**What you should do**
Copy out each line exactly; pictures stay out of the copy.

**Dataset content**
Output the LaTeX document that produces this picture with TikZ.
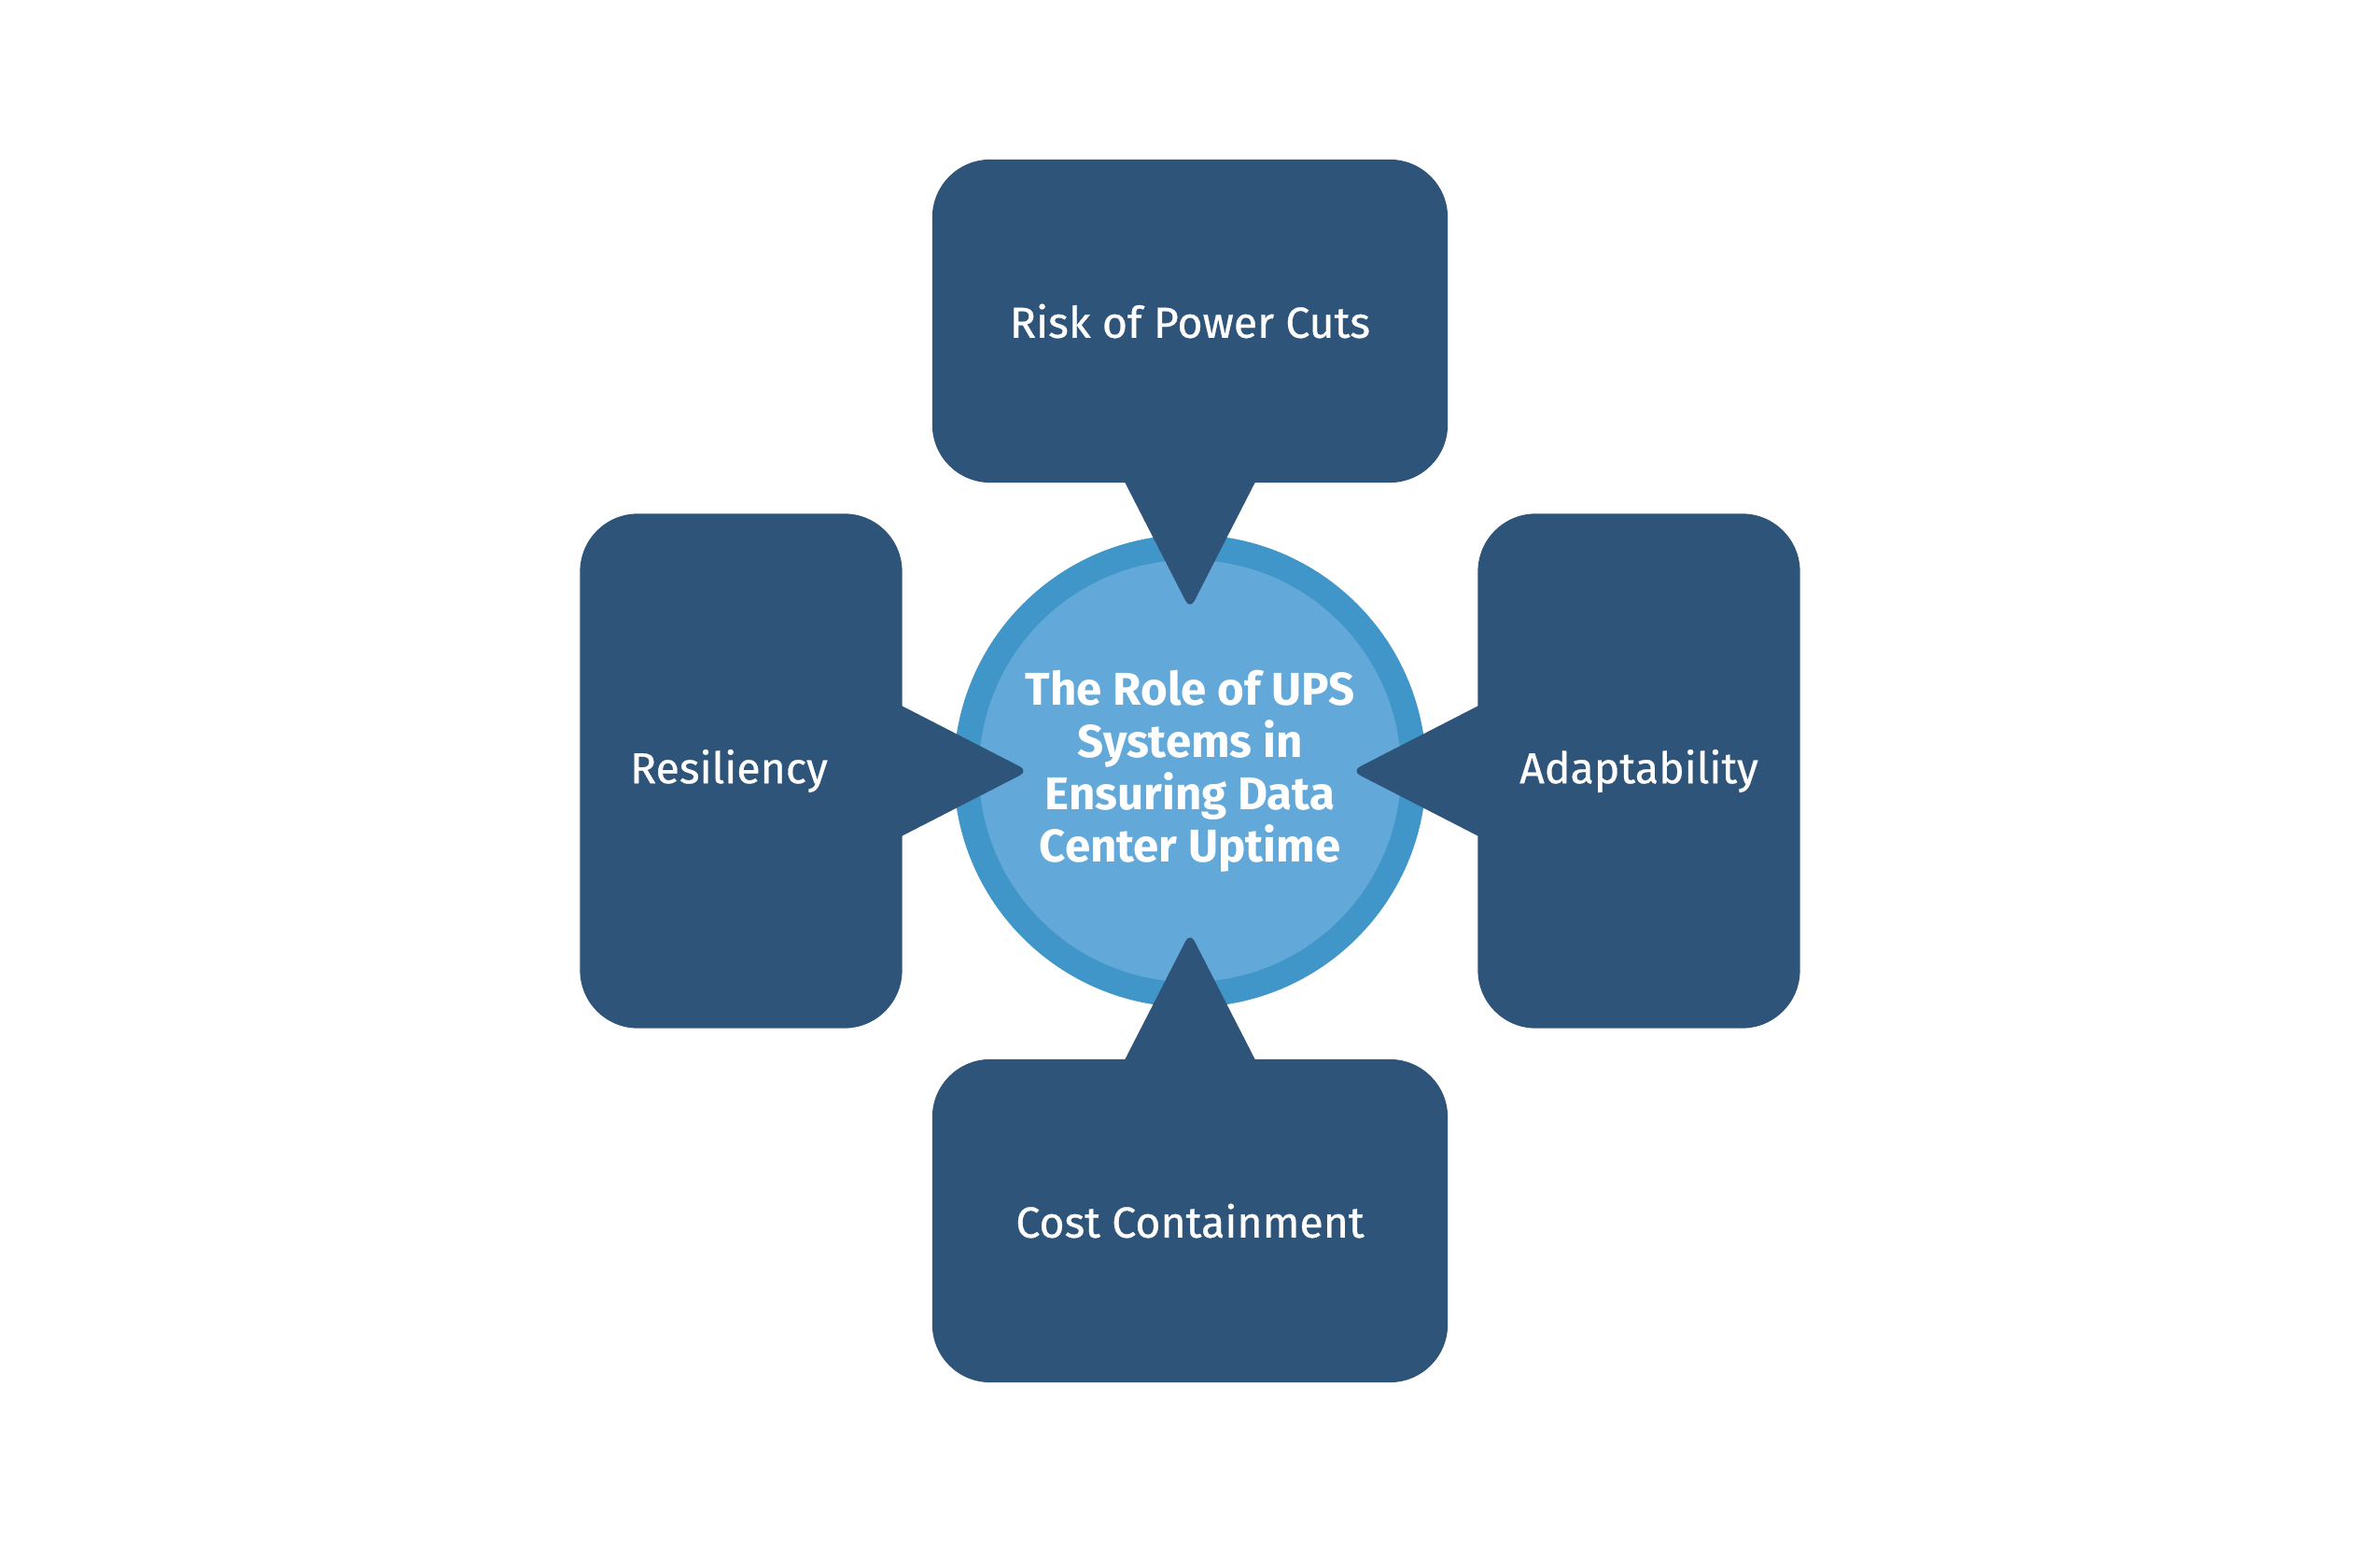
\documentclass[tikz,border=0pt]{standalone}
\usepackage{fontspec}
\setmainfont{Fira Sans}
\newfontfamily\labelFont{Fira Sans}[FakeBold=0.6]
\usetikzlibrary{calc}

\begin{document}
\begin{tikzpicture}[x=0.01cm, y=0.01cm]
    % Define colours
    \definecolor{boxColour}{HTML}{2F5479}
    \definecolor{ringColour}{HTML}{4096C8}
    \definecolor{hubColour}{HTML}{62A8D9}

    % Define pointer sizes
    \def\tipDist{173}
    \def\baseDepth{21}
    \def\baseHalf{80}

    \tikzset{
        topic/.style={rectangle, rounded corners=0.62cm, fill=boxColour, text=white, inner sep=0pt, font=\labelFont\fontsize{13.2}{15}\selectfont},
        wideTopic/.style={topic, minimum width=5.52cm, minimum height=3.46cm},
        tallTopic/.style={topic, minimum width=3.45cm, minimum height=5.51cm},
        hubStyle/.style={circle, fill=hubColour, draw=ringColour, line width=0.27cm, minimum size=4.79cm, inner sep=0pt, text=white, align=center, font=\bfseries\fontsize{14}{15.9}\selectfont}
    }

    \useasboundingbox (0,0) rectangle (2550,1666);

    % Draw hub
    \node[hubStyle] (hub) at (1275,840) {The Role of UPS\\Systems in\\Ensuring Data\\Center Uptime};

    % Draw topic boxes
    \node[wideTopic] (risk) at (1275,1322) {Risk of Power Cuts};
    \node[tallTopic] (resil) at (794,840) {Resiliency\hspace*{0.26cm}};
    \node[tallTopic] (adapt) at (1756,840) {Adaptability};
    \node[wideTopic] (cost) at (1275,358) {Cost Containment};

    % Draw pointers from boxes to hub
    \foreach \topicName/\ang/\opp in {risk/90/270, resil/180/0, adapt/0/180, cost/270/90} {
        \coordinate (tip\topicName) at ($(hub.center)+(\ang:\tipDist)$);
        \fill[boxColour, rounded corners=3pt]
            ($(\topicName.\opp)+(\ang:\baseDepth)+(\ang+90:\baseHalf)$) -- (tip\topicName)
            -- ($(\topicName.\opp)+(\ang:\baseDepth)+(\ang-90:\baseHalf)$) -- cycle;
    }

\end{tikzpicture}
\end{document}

**Response for this exercise**
Output the LaTeX document that produces this picture with TikZ.
\documentclass[tikz,border=0pt]{standalone}
\usepackage{fontspec}
\setmainfont{Fira Sans}
\newfontfamily\labelFont{Fira Sans}[FakeBold=0.6]
\usetikzlibrary{calc}

\begin{document}
\begin{tikzpicture}[x=0.01cm, y=0.01cm]
    % Define colours
    \definecolor{boxColour}{HTML}{2F5479}
    \definecolor{ringColour}{HTML}{4096C8}
    \definecolor{hubColour}{HTML}{62A8D9}

    % Define pointer sizes
    \def\tipDist{173}
    \def\baseDepth{21}
    \def\baseHalf{80}

    \tikzset{
        topic/.style={rectangle, rounded corners=0.62cm, fill=boxColour, text=white, inner sep=0pt, font=\labelFont\fontsize{13.2}{15}\selectfont},
        wideTopic/.style={topic, minimum width=5.52cm, minimum height=3.46cm},
        tallTopic/.style={topic, minimum width=3.45cm, minimum height=5.51cm},
        hubStyle/.style={circle, fill=hubColour, draw=ringColour, line width=0.27cm, minimum size=4.79cm, inner sep=0pt, text=white, align=center, font=\bfseries\fontsize{14}{15.9}\selectfont}
    }

    \useasboundingbox (0,0) rectangle (2550,1666);

    % Draw hub
    \node[hubStyle] (hub) at (1275,840) {The Role of UPS\\Systems in\\Ensuring Data\\Center Uptime};

    % Draw topic boxes
    \node[wideTopic] (risk) at (1275,1322) {Risk of Power Cuts};
    \node[tallTopic] (resil) at (794,840) {Resiliency\hspace*{0.26cm}};
    \node[tallTopic] (adapt) at (1756,840) {Adaptability};
    \node[wideTopic] (cost) at (1275,358) {Cost Containment};

    % Draw pointers from boxes to hub
    \foreach \topicName/\ang/\opp in {risk/90/270, resil/180/0, adapt/0/180, cost/270/90} {
        \coordinate (tip\topicName) at ($(hub.center)+(\ang:\tipDist)$);
        \fill[boxColour, rounded corners=3pt]
            ($(\topicName.\opp)+(\ang:\baseDepth)+(\ang+90:\baseHalf)$) -- (tip\topicName)
            -- ($(\topicName.\opp)+(\ang:\baseDepth)+(\ang-90:\baseHalf)$) -- cycle;
    }

\end{tikzpicture}
\end{document}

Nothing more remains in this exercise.